DATA SHOWN start

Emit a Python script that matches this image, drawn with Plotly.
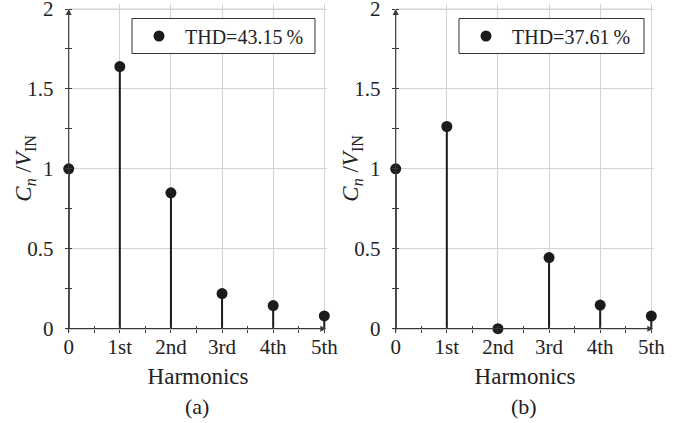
import plotly.graph_objects as go

harmonics = [0, 1, 2, 3, 4, 5]
tick_labels = ["0", "1st", "2nd", "3rd", "4th", "5th"]
y_ticks = [0, 0.5, 1, 1.5, 2]
y_tick_labels = ["0", "0.5", "1", "1.5", "2"]
values_a = [1.0, 1.64, 0.85, 0.22, 0.145, 0.08]
values_b = [1.0, 1.265, 0.0, 0.445, 0.148, 0.079]
legend_a = "THD=43.15\u2009%"
legend_b = "THD=37.61\u2009%"
panel_labels = ["(a)", "(b)"]
y_title = "<i>C<sub>n</sub></i> /<i>V</i><sub>IN</sub>"

FONT = "Liberation Serif"
INK = "#1c1a1b"
AXIS = "#3a3a3a"
GRID = "#d4d4d4"
TXT = "#222222"

W, H = 684, 423
X_MAX, Y_MAX = 5.06, 2.03
px_x = (324.3 - 68.7) / 5
px_y = (328.7 - 9.0) / 2
y_dom = [(H - 328.7) / H, (H - (328.7 - Y_MAX * px_y)) / H]
x_left = [68.7, 395.7]
x_doms = [[xl / W, (xl + X_MAX * px_x) / W] for xl in x_left]
legend_boxes = [(132, 18.5, 315, 53.5), (459, 18.5, 644, 53.5)]

fig = go.Figure()

panels = [(values_a, legend_a), (values_b, legend_b)]
for i, (vals, leg) in enumerate(panels):
    xa = "x" if i == 0 else "x2"
    ya = "y" if i == 0 else "y2"
    sx, sy = [], []
    for h, v in zip(harmonics, vals):
        sx += [h, h, None]
        sy += [0, v, None]
    fig.add_trace(go.Scatter(x=sx, y=sy, mode="lines", xaxis=xa, yaxis=ya,
                             line=dict(color=INK, width=2), showlegend=False,
                             cliponaxis=False, hoverinfo="skip"))
    fig.add_trace(go.Scatter(x=harmonics, y=vals, mode="markers", xaxis=xa, yaxis=ya,
                             marker=dict(color=INK, size=11), name=leg,
                             legend="legend" if i == 0 else "legend2",
                             cliponaxis=False))

common_x = dict(range=[0, X_MAX], tickmode="array", tickvals=harmonics, ticktext=tick_labels,
                showgrid=True, gridcolor=GRID, gridwidth=1, zeroline=False, showline=False,
                ticks="outside", ticklen=3, tickcolor=AXIS, automargin=False,
                ticklabeloverflow="allow",
                minor=dict(tickvals=[h + 0.5 for h in harmonics[:-1]], ticks="outside", ticklen=3,
                           tickcolor=AXIS, showgrid=False),
                tickfont=dict(family=FONT, size=21, color=TXT), ticklabelstandoff=-4,
                title=dict(text="Harmonics", font=dict(family=FONT, size=23, color=TXT), standoff=9),
                fixedrange=True)
common_y = dict(range=[0, Y_MAX], tickmode="array", tickvals=y_ticks, ticktext=y_tick_labels,
                showgrid=True, gridcolor=GRID, gridwidth=1, zeroline=False, showline=False,
                ticks="outside", ticklen=3, tickcolor=AXIS, automargin=False,
                ticklabeloverflow="allow",
                minor=dict(tickvals=[t + 0.25 for t in y_ticks[:-1]], ticks="outside", ticklen=3,
                           tickcolor=AXIS, showgrid=False),
                tickfont=dict(family=FONT, size=21, color=TXT), ticklabelstandoff=7,
                fixedrange=True)

def overlay_x(over, anchor):
    return dict(overlaying=over, anchor=anchor, range=[0, X_MAX], showgrid=False, zeroline=False,
                showticklabels=False, side="bottom", tickvals=harmonics, ticks="inside", ticklen=3,
                tickcolor=AXIS, automargin=False,
                minor=dict(tickvals=[h + 0.5 for h in harmonics[:-1]], ticks="inside", ticklen=3,
                           tickcolor=AXIS))

def overlay_y(over, anchor):
    return dict(overlaying=over, anchor=anchor, range=[0, Y_MAX], showgrid=False, zeroline=False,
                showticklabels=False, side="left", tickvals=y_ticks, ticks="inside", ticklen=3,
                tickcolor=AXIS, automargin=False,
                minor=dict(tickvals=[t + 0.25 for t in y_ticks[:-1]], ticks="inside", ticklen=3,
                           tickcolor=AXIS))

legend_common = dict(xanchor="left", yanchor="middle", bgcolor="rgba(0,0,0,0)",
                     borderwidth=0, font=dict(family=FONT, size=20, color=TXT), itemwidth=42)

fig.update_layout(
    xaxis=dict(domain=x_doms[0], anchor="y", **common_x),
    yaxis=dict(domain=y_dom, anchor="x", **common_y),
    xaxis2=dict(domain=x_doms[1], anchor="y2", **common_x),
    yaxis2=dict(domain=y_dom, anchor="x2", **common_y),
    xaxis3=overlay_x("x", "y"),
    xaxis4=overlay_x("x2", "y2"),
    yaxis3=overlay_y("y", "x"),
    yaxis4=overlay_y("y2", "x2"),
    width=W, height=H,
    margin=dict(l=0, r=0, t=0, b=0, autoexpand=False),
    paper_bgcolor="white", plot_bgcolor="white",
    legend=dict(x=(legend_boxes[0][0] + 1) / W, y=1 - 36 / H, **legend_common),
    legend2=dict(x=(legend_boxes[1][0] + 1) / W, y=1 - 36 / H, **legend_common),
)

for xa, ya in [("x3", "y"), ("x4", "y2"), ("x", "y3"), ("x2", "y4")]:
    fig.add_trace(go.Scatter(x=[None], y=[None], xaxis=xa, yaxis=ya, showlegend=False,
                             hoverinfo="skip"))

shapes = []
for i in range(2):
    xr = "x" if i == 0 else "x2"
    yr = "y" if i == 0 else "y2"
    # top grid line (plotly omits the grid line at this edge tick)
    shapes.append(dict(type="line", xref=xr, yref=yr, x0=harmonics[0], x1=harmonics[-1],
                       y0=y_ticks[-1], y1=y_ticks[-1], line=dict(color=GRID, width=1),
                       layer="below"))
for (x0, y0, x1, y1) in legend_boxes:
    shapes.append(dict(type="rect", xref="paper", yref="paper", x0=x0 / W, x1=x1 / W,
                       y0=1 - y0 / H, y1=1 - y1 / H, line=dict(color="#333", width=1),
                       fillcolor="white", layer="above"))

annotations = []
for i in range(2):
    xr = "x" if i == 0 else "x2"
    yr = "y" if i == 0 else "y2"
    annotations.append(dict(x=5.04, y=0, ax=-0.08, ay=0, xref=xr, yref=yr, axref=xr, ayref=yr,
                            text="", showarrow=True, arrowhead=2, arrowsize=1, arrowwidth=1.2,
                            arrowcolor=AXIS))
    annotations.append(dict(x=0, y=2.0, ax=0, ay=-0.03, xref=xr, yref=yr, axref=xr, ayref=yr,
                            text="", showarrow=True, arrowhead=2, arrowsize=1, arrowwidth=1.2,
                            arrowcolor=AXIS))
    annotations.append(dict(x=(x_left[i] + 2.5 * px_x) / W, y=1 - 406 / H,
                            xref="paper", yref="paper", yanchor="middle", xanchor="center",
                            text=panel_labels[i], showarrow=False,
                            font=dict(family=FONT, size=22, color=TXT)))
    annotations.append(dict(x=(x_left[i] - 44) / W, y=1 - 168 / H,
                            xref="paper", yref="paper", yanchor="middle", xanchor="center",
                            text=y_title, textangle=-90, showarrow=False,
                            font=dict(family=FONT, size=23, color=TXT)))
fig.update_layout(annotations=annotations, shapes=shapes)

fig.write_html("out.html")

DATA SHOWN end

— WHAT YOU SHOULD DO —
Quote in full the listing given above; the images are to be left out.

— FINISHED ANSWER —
Emit a Python script that matches this image, drawn with Plotly.
import plotly.graph_objects as go

harmonics = [0, 1, 2, 3, 4, 5]
tick_labels = ["0", "1st", "2nd", "3rd", "4th", "5th"]
y_ticks = [0, 0.5, 1, 1.5, 2]
y_tick_labels = ["0", "0.5", "1", "1.5", "2"]
values_a = [1.0, 1.64, 0.85, 0.22, 0.145, 0.08]
values_b = [1.0, 1.265, 0.0, 0.445, 0.148, 0.079]
legend_a = "THD=43.15\u2009%"
legend_b = "THD=37.61\u2009%"
panel_labels = ["(a)", "(b)"]
y_title = "<i>C<sub>n</sub></i> /<i>V</i><sub>IN</sub>"

FONT = "Liberation Serif"
INK = "#1c1a1b"
AXIS = "#3a3a3a"
GRID = "#d4d4d4"
TXT = "#222222"

W, H = 684, 423
X_MAX, Y_MAX = 5.06, 2.03
px_x = (324.3 - 68.7) / 5
px_y = (328.7 - 9.0) / 2
y_dom = [(H - 328.7) / H, (H - (328.7 - Y_MAX * px_y)) / H]
x_left = [68.7, 395.7]
x_doms = [[xl / W, (xl + X_MAX * px_x) / W] for xl in x_left]
legend_boxes = [(132, 18.5, 315, 53.5), (459, 18.5, 644, 53.5)]

fig = go.Figure()

panels = [(values_a, legend_a), (values_b, legend_b)]
for i, (vals, leg) in enumerate(panels):
    xa = "x" if i == 0 else "x2"
    ya = "y" if i == 0 else "y2"
    sx, sy = [], []
    for h, v in zip(harmonics, vals):
        sx += [h, h, None]
        sy += [0, v, None]
    fig.add_trace(go.Scatter(x=sx, y=sy, mode="lines", xaxis=xa, yaxis=ya,
                             line=dict(color=INK, width=2), showlegend=False,
                             cliponaxis=False, hoverinfo="skip"))
    fig.add_trace(go.Scatter(x=harmonics, y=vals, mode="markers", xaxis=xa, yaxis=ya,
                             marker=dict(color=INK, size=11), name=leg,
                             legend="legend" if i == 0 else "legend2",
                             cliponaxis=False))

common_x = dict(range=[0, X_MAX], tickmode="array", tickvals=harmonics, ticktext=tick_labels,
                showgrid=True, gridcolor=GRID, gridwidth=1, zeroline=False, showline=False,
                ticks="outside", ticklen=3, tickcolor=AXIS, automargin=False,
                ticklabeloverflow="allow",
                minor=dict(tickvals=[h + 0.5 for h in harmonics[:-1]], ticks="outside", ticklen=3,
                           tickcolor=AXIS, showgrid=False),
                tickfont=dict(family=FONT, size=21, color=TXT), ticklabelstandoff=-4,
                title=dict(text="Harmonics", font=dict(family=FONT, size=23, color=TXT), standoff=9),
                fixedrange=True)
common_y = dict(range=[0, Y_MAX], tickmode="array", tickvals=y_ticks, ticktext=y_tick_labels,
                showgrid=True, gridcolor=GRID, gridwidth=1, zeroline=False, showline=False,
                ticks="outside", ticklen=3, tickcolor=AXIS, automargin=False,
                ticklabeloverflow="allow",
                minor=dict(tickvals=[t + 0.25 for t in y_ticks[:-1]], ticks="outside", ticklen=3,
                           tickcolor=AXIS, showgrid=False),
                tickfont=dict(family=FONT, size=21, color=TXT), ticklabelstandoff=7,
                fixedrange=True)

def overlay_x(over, anchor):
    return dict(overlaying=over, anchor=anchor, range=[0, X_MAX], showgrid=False, zeroline=False,
                showticklabels=False, side="bottom", tickvals=harmonics, ticks="inside", ticklen=3,
                tickcolor=AXIS, automargin=False,
                minor=dict(tickvals=[h + 0.5 for h in harmonics[:-1]], ticks="inside", ticklen=3,
                           tickcolor=AXIS))

def overlay_y(over, anchor):
    return dict(overlaying=over, anchor=anchor, range=[0, Y_MAX], showgrid=False, zeroline=False,
                showticklabels=False, side="left", tickvals=y_ticks, ticks="inside", ticklen=3,
                tickcolor=AXIS, automargin=False,
                minor=dict(tickvals=[t + 0.25 for t in y_ticks[:-1]], ticks="inside", ticklen=3,
                           tickcolor=AXIS))

legend_common = dict(xanchor="left", yanchor="middle", bgcolor="rgba(0,0,0,0)",
                     borderwidth=0, font=dict(family=FONT, size=20, color=TXT), itemwidth=42)

fig.update_layout(
    xaxis=dict(domain=x_doms[0], anchor="y", **common_x),
    yaxis=dict(domain=y_dom, anchor="x", **common_y),
    xaxis2=dict(domain=x_doms[1], anchor="y2", **common_x),
    yaxis2=dict(domain=y_dom, anchor="x2", **common_y),
    xaxis3=overlay_x("x", "y"),
    xaxis4=overlay_x("x2", "y2"),
    yaxis3=overlay_y("y", "x"),
    yaxis4=overlay_y("y2", "x2"),
    width=W, height=H,
    margin=dict(l=0, r=0, t=0, b=0, autoexpand=False),
    paper_bgcolor="white", plot_bgcolor="white",
    legend=dict(x=(legend_boxes[0][0] + 1) / W, y=1 - 36 / H, **legend_common),
    legend2=dict(x=(legend_boxes[1][0] + 1) / W, y=1 - 36 / H, **legend_common),
)

for xa, ya in [("x3", "y"), ("x4", "y2"), ("x", "y3"), ("x2", "y4")]:
    fig.add_trace(go.Scatter(x=[None], y=[None], xaxis=xa, yaxis=ya, showlegend=False,
                             hoverinfo="skip"))

shapes = []
for i in range(2):
    xr = "x" if i == 0 else "x2"
    yr = "y" if i == 0 else "y2"
    # top grid line (plotly omits the grid line at this edge tick)
    shapes.append(dict(type="line", xref=xr, yref=yr, x0=harmonics[0], x1=harmonics[-1],
                       y0=y_ticks[-1], y1=y_ticks[-1], line=dict(color=GRID, width=1),
                       layer="below"))
for (x0, y0, x1, y1) in legend_boxes:
    shapes.append(dict(type="rect", xref="paper", yref="paper", x0=x0 / W, x1=x1 / W,
                       y0=1 - y0 / H, y1=1 - y1 / H, line=dict(color="#333", width=1),
                       fillcolor="white", layer="above"))

annotations = []
for i in range(2):
    xr = "x" if i == 0 else "x2"
    yr = "y" if i == 0 else "y2"
    annotations.append(dict(x=5.04, y=0, ax=-0.08, ay=0, xref=xr, yref=yr, axref=xr, ayref=yr,
                            text="", showarrow=True, arrowhead=2, arrowsize=1, arrowwidth=1.2,
                            arrowcolor=AXIS))
    annotations.append(dict(x=0, y=2.0, ax=0, ay=-0.03, xref=xr, yref=yr, axref=xr, ayref=yr,
                            text="", showarrow=True, arrowhead=2, arrowsize=1, arrowwidth=1.2,
                            arrowcolor=AXIS))
    annotations.append(dict(x=(x_left[i] + 2.5 * px_x) / W, y=1 - 406 / H,
                            xref="paper", yref="paper", yanchor="middle", xanchor="center",
                            text=panel_labels[i], showarrow=False,
                            font=dict(family=FONT, size=22, color=TXT)))
    annotations.append(dict(x=(x_left[i] - 44) / W, y=1 - 168 / H,
                            xref="paper", yref="paper", yanchor="middle", xanchor="center",
                            text=y_title, textangle=-90, showarrow=False,
                            font=dict(family=FONT, size=23, color=TXT)))
fig.update_layout(annotations=annotations, shapes=shapes)

fig.write_html("out.html")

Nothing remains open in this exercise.